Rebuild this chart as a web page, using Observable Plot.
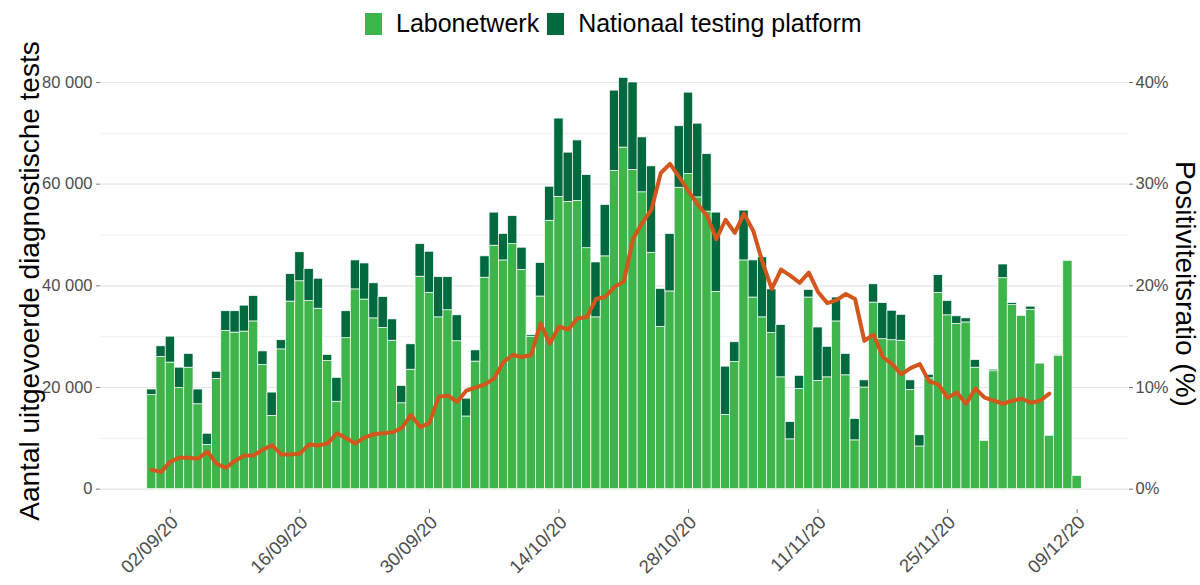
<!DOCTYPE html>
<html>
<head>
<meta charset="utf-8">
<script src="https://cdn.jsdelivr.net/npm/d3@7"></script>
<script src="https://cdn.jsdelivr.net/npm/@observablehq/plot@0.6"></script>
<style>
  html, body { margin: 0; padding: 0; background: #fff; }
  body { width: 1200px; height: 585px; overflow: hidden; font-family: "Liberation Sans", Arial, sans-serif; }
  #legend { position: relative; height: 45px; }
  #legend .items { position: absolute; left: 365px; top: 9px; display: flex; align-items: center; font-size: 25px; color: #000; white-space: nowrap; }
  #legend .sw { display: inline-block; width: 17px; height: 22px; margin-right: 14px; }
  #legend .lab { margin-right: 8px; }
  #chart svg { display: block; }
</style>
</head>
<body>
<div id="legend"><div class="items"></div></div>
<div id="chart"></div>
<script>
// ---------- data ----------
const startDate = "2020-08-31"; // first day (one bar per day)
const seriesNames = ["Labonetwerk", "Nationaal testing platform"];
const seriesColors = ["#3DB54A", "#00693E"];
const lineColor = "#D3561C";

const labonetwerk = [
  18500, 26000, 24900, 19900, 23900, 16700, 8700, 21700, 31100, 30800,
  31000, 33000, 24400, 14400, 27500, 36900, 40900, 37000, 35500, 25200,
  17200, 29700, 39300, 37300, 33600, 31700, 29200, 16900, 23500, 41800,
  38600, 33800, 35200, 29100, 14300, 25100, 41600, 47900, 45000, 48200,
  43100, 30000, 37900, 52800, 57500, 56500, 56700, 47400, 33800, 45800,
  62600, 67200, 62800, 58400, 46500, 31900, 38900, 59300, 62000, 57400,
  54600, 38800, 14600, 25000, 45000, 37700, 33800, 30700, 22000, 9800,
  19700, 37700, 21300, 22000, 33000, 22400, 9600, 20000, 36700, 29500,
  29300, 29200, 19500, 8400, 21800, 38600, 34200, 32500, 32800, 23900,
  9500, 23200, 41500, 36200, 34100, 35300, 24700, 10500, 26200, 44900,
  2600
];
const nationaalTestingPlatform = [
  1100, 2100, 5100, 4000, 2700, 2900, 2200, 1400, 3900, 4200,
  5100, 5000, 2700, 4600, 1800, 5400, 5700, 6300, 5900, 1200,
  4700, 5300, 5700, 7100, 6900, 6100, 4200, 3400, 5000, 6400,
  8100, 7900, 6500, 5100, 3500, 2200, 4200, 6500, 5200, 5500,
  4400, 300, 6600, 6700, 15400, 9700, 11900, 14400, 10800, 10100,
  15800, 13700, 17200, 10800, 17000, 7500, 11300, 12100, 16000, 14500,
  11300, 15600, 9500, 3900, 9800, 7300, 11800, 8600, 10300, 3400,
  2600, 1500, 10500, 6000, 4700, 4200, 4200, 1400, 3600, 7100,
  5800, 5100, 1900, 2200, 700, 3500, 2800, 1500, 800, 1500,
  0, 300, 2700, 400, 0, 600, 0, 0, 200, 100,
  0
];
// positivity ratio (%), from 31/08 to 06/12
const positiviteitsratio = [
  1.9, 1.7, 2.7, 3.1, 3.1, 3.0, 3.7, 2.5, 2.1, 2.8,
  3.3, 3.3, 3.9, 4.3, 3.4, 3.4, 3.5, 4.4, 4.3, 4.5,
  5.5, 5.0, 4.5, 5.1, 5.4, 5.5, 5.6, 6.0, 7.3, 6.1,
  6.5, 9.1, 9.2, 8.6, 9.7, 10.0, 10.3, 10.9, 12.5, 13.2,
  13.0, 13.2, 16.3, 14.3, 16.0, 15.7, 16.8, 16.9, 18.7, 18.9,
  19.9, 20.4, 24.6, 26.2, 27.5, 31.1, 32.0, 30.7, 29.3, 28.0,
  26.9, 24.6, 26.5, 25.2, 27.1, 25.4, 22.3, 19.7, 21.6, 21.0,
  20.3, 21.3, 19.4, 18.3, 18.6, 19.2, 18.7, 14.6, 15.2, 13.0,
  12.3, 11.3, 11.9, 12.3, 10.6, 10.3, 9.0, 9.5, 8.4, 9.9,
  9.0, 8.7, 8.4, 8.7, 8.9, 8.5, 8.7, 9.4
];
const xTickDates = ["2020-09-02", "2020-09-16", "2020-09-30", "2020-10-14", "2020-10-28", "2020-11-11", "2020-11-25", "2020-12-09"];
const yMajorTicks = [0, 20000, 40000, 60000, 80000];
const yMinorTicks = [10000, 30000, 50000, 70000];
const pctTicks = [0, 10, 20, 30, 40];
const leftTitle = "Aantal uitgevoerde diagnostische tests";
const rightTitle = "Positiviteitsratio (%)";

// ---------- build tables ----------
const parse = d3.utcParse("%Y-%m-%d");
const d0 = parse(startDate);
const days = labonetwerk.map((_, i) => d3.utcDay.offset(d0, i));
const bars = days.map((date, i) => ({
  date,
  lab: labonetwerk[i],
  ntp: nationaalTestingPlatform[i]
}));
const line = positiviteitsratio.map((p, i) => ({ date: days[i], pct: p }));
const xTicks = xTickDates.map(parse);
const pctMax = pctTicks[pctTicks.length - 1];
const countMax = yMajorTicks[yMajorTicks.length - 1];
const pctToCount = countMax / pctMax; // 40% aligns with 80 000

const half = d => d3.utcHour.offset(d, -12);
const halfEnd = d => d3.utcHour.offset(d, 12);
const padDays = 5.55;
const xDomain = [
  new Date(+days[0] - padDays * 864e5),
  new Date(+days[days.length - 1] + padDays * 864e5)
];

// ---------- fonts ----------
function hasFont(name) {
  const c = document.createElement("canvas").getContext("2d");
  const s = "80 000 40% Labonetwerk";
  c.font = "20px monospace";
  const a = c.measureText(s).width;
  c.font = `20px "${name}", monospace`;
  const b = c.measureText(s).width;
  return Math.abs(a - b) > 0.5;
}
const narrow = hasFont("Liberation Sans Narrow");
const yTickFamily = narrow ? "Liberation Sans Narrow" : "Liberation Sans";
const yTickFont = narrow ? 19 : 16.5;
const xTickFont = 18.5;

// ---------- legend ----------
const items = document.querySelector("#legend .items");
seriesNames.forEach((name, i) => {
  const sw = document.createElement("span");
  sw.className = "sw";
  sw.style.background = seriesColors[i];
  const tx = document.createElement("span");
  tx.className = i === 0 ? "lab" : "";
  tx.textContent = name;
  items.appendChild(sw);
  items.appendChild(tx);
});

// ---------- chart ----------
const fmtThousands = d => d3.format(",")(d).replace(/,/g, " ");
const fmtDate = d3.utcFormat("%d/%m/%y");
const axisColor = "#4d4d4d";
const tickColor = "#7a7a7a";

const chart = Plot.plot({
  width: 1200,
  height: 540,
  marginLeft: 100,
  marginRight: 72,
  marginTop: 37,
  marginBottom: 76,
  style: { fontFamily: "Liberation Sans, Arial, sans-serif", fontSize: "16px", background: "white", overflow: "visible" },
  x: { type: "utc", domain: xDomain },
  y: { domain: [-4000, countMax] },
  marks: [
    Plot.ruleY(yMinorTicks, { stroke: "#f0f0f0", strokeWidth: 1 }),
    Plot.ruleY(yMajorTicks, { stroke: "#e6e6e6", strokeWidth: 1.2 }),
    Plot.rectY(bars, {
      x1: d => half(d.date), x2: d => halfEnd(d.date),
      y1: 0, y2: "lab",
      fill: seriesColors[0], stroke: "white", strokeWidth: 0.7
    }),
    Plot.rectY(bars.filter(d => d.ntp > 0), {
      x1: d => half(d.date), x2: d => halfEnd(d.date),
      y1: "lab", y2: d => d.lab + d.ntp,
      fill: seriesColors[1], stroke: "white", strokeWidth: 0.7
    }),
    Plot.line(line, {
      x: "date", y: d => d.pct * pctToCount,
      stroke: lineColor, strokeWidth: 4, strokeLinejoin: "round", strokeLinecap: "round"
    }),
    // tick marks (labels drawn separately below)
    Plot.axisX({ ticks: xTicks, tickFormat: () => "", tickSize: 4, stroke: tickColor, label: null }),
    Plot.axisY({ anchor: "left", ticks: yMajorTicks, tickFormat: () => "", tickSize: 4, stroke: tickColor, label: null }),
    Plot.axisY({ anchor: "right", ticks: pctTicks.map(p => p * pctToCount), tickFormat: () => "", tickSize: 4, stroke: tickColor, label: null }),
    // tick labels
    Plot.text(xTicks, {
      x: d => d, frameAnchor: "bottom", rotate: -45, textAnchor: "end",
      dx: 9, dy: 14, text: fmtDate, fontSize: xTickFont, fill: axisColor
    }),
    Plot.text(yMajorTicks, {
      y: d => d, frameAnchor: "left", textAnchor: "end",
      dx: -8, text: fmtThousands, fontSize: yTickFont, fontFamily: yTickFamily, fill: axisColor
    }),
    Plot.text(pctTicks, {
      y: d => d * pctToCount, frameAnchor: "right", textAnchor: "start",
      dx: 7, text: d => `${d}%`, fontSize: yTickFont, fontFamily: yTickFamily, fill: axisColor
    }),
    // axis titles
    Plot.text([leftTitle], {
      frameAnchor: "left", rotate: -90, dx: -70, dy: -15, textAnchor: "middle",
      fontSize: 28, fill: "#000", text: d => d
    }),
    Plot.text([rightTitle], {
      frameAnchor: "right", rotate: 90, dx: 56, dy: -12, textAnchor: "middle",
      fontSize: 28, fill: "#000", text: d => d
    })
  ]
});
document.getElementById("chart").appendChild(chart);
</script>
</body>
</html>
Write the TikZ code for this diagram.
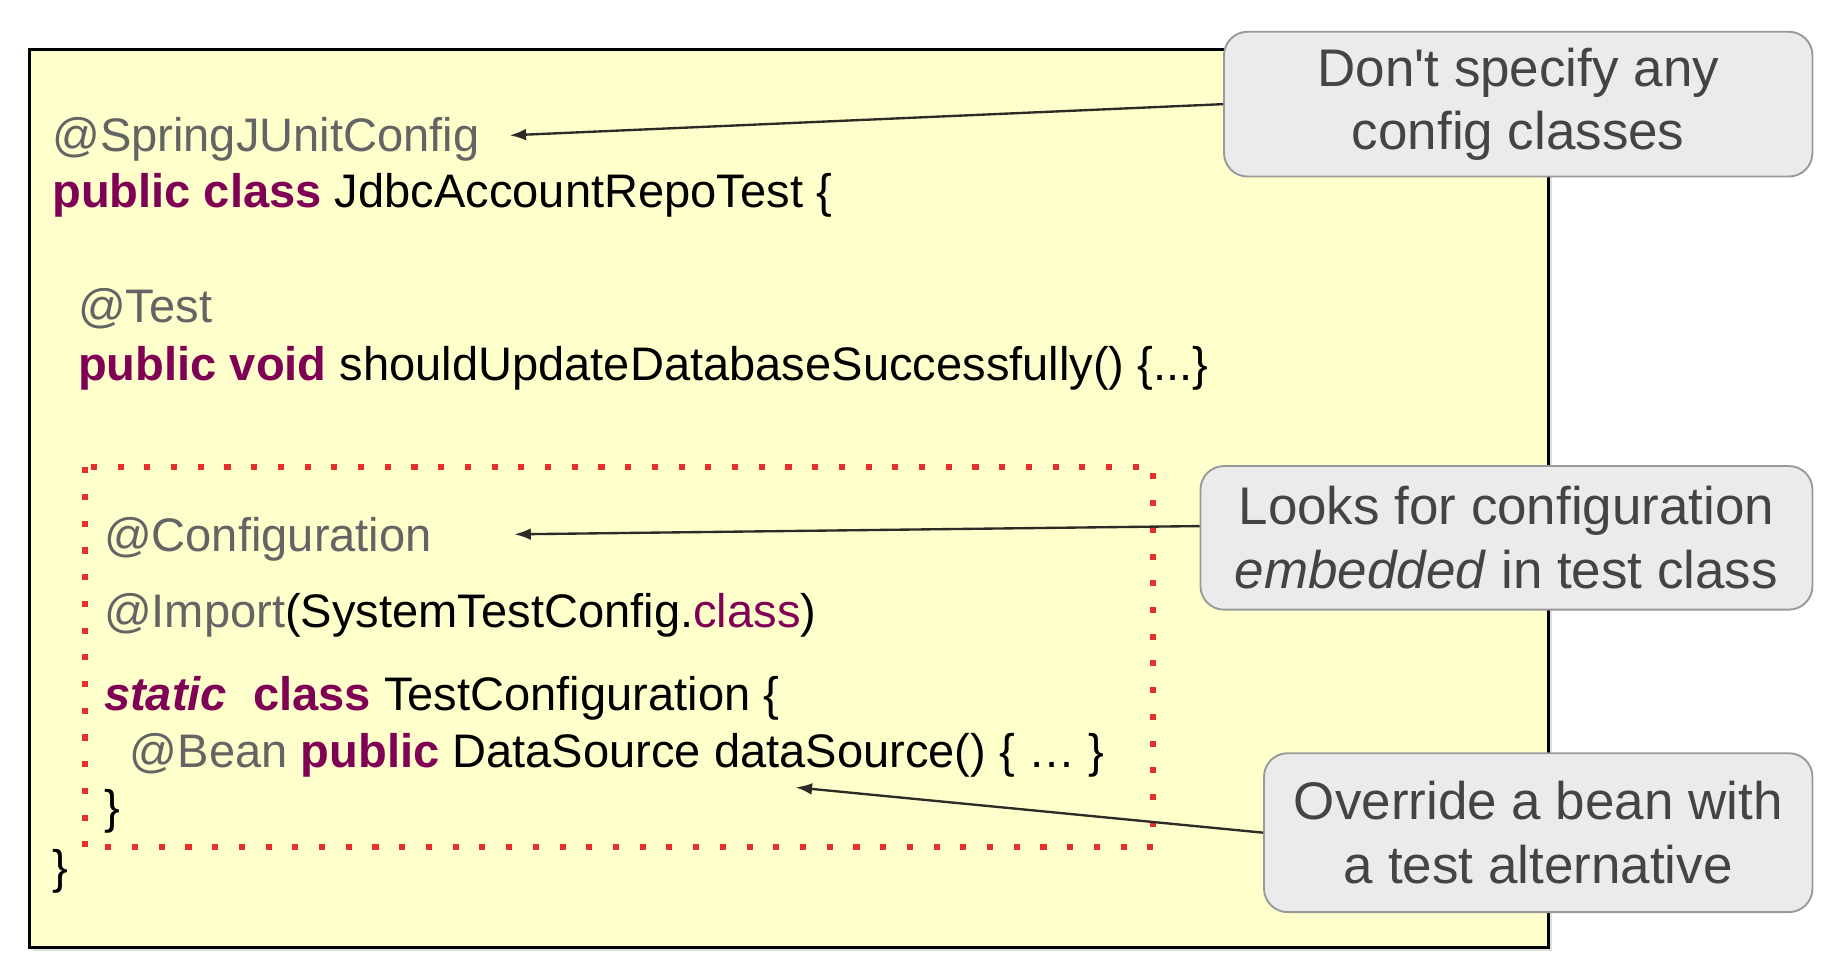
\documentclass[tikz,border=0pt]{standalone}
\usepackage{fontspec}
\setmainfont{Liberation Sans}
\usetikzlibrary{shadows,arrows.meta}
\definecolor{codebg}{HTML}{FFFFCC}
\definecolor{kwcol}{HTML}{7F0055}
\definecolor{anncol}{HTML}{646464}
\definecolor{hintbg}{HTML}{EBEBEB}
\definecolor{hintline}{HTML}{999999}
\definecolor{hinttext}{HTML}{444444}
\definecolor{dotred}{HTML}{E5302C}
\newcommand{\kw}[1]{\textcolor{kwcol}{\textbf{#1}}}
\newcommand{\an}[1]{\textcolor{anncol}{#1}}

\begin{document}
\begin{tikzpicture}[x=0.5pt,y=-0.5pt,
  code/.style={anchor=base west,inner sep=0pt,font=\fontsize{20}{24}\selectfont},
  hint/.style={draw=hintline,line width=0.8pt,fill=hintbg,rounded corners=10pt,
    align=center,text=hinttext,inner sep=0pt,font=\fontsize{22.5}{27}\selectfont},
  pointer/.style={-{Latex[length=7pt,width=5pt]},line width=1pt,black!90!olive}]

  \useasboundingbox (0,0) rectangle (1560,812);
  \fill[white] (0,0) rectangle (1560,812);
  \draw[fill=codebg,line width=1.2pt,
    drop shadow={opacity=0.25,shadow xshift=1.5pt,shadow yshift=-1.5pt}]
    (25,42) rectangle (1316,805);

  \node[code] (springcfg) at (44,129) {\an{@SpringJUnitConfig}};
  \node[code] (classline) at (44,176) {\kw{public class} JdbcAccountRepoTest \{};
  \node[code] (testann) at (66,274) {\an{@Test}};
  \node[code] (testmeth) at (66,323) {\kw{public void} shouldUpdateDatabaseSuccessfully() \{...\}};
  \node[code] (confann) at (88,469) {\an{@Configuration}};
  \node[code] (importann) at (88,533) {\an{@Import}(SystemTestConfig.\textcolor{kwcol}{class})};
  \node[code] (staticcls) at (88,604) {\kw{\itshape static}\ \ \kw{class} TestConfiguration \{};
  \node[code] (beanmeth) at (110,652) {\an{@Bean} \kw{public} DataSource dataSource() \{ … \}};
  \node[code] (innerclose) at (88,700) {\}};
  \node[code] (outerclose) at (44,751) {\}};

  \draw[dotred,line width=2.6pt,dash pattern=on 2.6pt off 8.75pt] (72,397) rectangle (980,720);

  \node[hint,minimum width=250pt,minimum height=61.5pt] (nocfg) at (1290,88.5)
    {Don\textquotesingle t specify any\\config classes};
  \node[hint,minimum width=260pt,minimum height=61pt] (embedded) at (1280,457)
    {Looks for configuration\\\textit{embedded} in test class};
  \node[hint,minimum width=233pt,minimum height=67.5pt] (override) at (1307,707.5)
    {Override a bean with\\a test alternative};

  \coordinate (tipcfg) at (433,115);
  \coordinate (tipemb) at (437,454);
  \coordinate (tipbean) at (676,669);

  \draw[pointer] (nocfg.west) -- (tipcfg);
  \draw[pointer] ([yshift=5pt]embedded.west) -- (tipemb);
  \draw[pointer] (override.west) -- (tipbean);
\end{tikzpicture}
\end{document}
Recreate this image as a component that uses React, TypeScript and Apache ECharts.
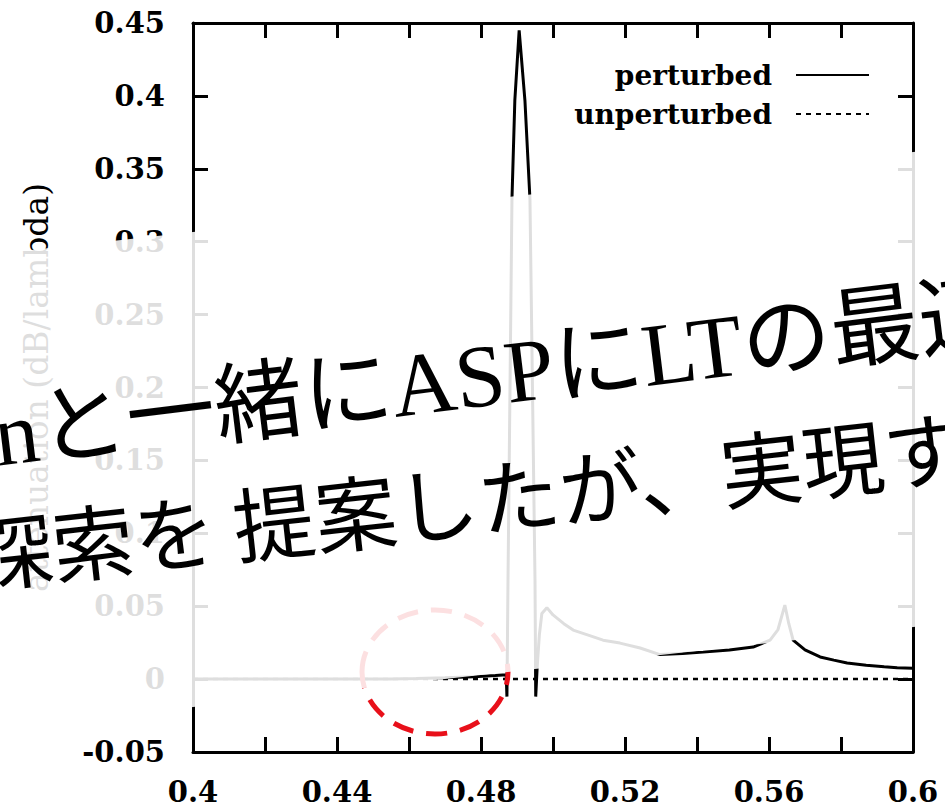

= = = = = = =

Pick out the lines above containing the word "this", then copy them.

Rebuild this chart as a web page, using Observable Plot.
Write the TikZ code for this diagram.
Recreate this image as a component that uses React, TypeScript and Apache ECharts.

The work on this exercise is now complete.